Nachdem Mattis, der Vater von Ronja und Räuberhauptmann, Birk gefangen nimmt und als Druckmittel verwendet, geht Ronja freiwillig zu Borka, damit ihr Vater Birk wieder frei lassen muss. Hierbei kommt die Freundschaft zwischen den Beiden auf und die Väter verstoßen daraufhin ihre Kinder. Ronja und Brik leben Aufgrund ihres Unverständnisses über das Verhalten ihrer Väter in einer verrosteten Bahn, nicht wie bei Lindgren in einer Bärenhöhle. Verwirrend ist die Rede von einem Wald, da der Spielort ein verlassenes Fabrikgelände ist.
Für einen gänzlichen Gang ins 21. Jahrhundert hätte die Umsetzung noch radikaler sein müssen, damit alles fließender ineinandergreifen kann. Kurz vor Winterbeginn kommt glücklicherweise Ronjas Vater und bittet sie um Vergebung. Die Beiden Verstoßenen gehen aus diesem Anlass zurück zu ihren Räubergruppen. Daraufhin verbünden sich die beiden Räuberhauptmänner, kämpfen jedoch darum wer der neue Hauptmann sein soll. Zum Ende hin wird es noch traurig, der Glatzen-Per stirbt. Allerdings fängt das Ensemble die traurigen und unheimlichen Situationen immer wieder ab und kombiniert sie mit einem humorvollen Spruch.
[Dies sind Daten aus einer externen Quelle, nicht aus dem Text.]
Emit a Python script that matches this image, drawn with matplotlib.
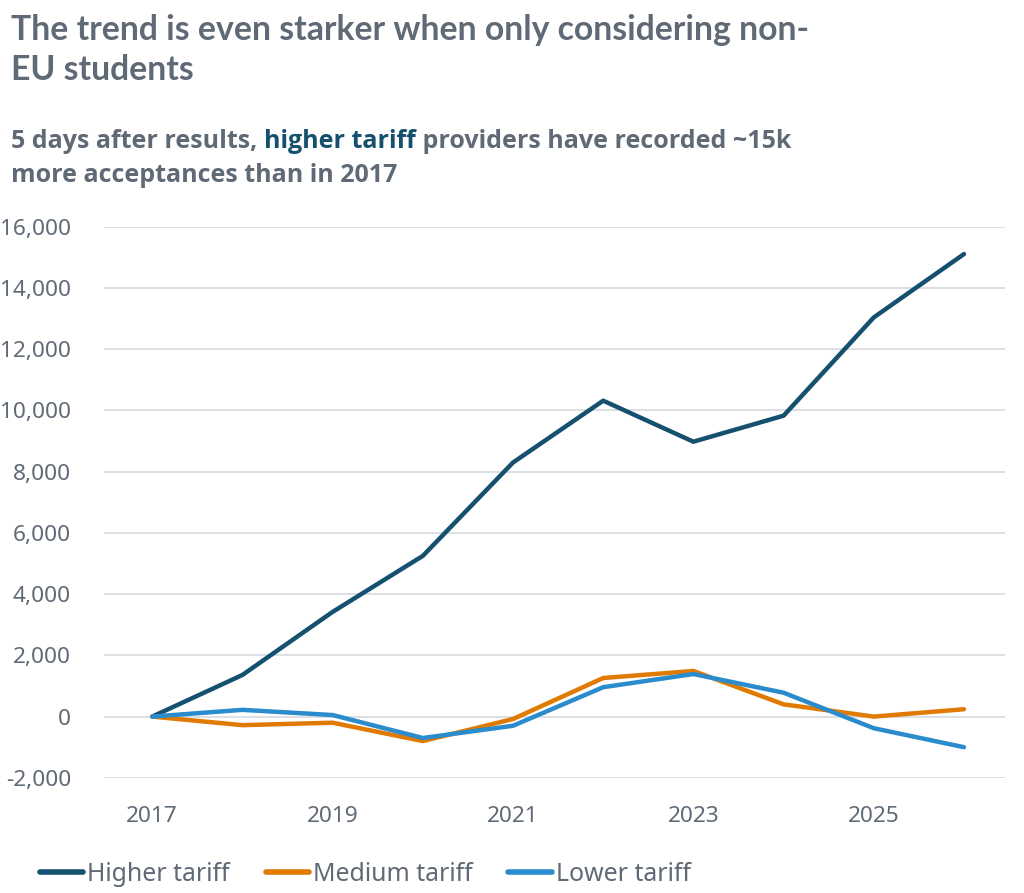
import matplotlib
matplotlib.use("Agg")
import matplotlib.pyplot as plt
from matplotlib.ticker import FuncFormatter

years = [2017, 2018, 2019, 2020, 2021, 2022, 2023, 2024, 2025, 2026]
higher_tariff = [0, 1360, 3420, 5250, 8300, 10320, 8980, 9830, 13040, 15110]
medium_tariff = [0, -280, -200, -800, -80, 1260, 1490, 400, 0, 240]
lower_tariff = [0, 220, 50, -700, -300, 960, 1390, 780, -380, -1000]

series_labels = ["Higher tariff", "Medium tariff", "Lower tariff"]
series_colors = ["#16506f", "#e07a00", "#2a8bcd"]
x_ticks = [2017, 2019, 2021, 2023, 2025]
y_ticks = list(range(-2000, 16001, 2000))

title_text = "The trend is even starker when only considering non-\nEU students"
subtitle_parts = [
    ("5 days after results, ", "#5f6a76"),
    ("higher tariff", "#16506f"),
    (" providers have recorded ~15k", "#5f6a76"),
]
subtitle_line2 = "more acceptances than in 2017"

TEXT_GREY = "#5f6a76"
GRID_GREY = "#d9dde2"
SUB_FONT = ["Open Sans", "DejaVu Sans"]

plt.rcParams["font.family"] = ["Noto Sans", "DejaVu Sans"]

fig = plt.figure(figsize=(10.24, 8.93), dpi=100)
ax = fig.add_axes([0.102, 0.129, 0.879, 0.617])

for values, label, color in zip([higher_tariff, medium_tariff, lower_tariff], series_labels, series_colors):
    ax.plot(years, values, color=color, linewidth=3.2, label=label, solid_capstyle="round")

ax.set_xlim(2016.47, 2026.45)
ax.set_ylim(-2000, 16000)
ax.set_xticks(x_ticks)
ax.set_yticks(y_ticks)
ax.yaxis.set_major_formatter(FuncFormatter(lambda v, _: "{:,.0f}".format(v)))
ax.grid(axis="y", color=GRID_GREY, linewidth=1.3)
ax.set_axisbelow(True)
for spine in ax.spines.values():
    spine.set_visible(False)
ax.tick_params(axis="both", length=0, labelsize=16.3, colors=TEXT_GREY)
ax.tick_params(axis="x", pad=20)
ax.tick_params(axis="y", pad=24)

fig.text(0.011, 0.984, title_text, fontsize=24.3, fontweight="bold", color=TEXT_GREY,
         family=["Lato", "DejaVu Sans"], va="top", linespacing=1.3)

# subtitle with highlighted phrase
renderer = fig.canvas.get_renderer()
x_pos = 0.011
for text, color in subtitle_parts:
    t = fig.text(x_pos, 0.842, text, fontsize=18, fontweight="bold", color=color,
                 family=SUB_FONT, va="center")
    bbox = t.get_window_extent(renderer=renderer)
    x_pos = bbox.x1 / fig.bbox.width
fig.text(0.011, 0.804, subtitle_line2, fontsize=18, fontweight="bold", color=TEXT_GREY,
         family=SUB_FONT, va="center")

leg = fig.legend(loc="center left", bbox_to_anchor=(0.017, 0.021), ncol=3, frameon=False,
                 fontsize=17.9, handlelength=1.75, handletextpad=0.15, columnspacing=1.45)
for txt in leg.get_texts():
    txt.set_color(TEXT_GREY)
for line in leg.get_lines():
    line.set_linewidth(4)

fig.savefig("out.png", dpi=100)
Ronja und Birk verkörpern die beiden Räuberkinder sehr ausdrucksstark und hingebungsvoll. Auch die jüngsten Besucher:innen verstehen auf diese Weise was Freundschaft, Vertrauen und Zuneigung bedeuten, aber kommen auch spielerisch mit dem Tod in Berührung. Die Kinder lernen so die Bedeutung vom Tod kennen und dass dieser zum Leben dazugehört. Einzelne Überspitzungen, wie den abgelutschten Finger in das Ohr der anderen Person zu stecken, ist für kinderlose Zuschauer:innen etwas albern, jedoch trifft es genau den Humor der Kinder und ist Teil der Modernisierung des Stückes.
Zwischen rosa Unterhemden des Räuberhauptmannes und starken weiblichen Charaktere werden wie bei Lindgren vorherrschende Klischees mit Ironie auf den Kopf gestellt. In dieser Inszenierung werden starke politische Akzente gesetzt und somit sowohl gegen toxische Männlichkeit als auch veraltete Vorstellungen der Geschlechter aufbegehrt. Das Bühnenbild wiederspiegelt die Modernisierung ebenfalls. Eine gute Mischung aus digitaler und analoger Technik. Für das Publikum scheint die Premiere eine reibungslose Vorstellung gewesen zu sein und würdigt das Ensemble für eine gelungene Neuinszenierung von »Ronja Räubertochter« mit einem tosenden Applaus.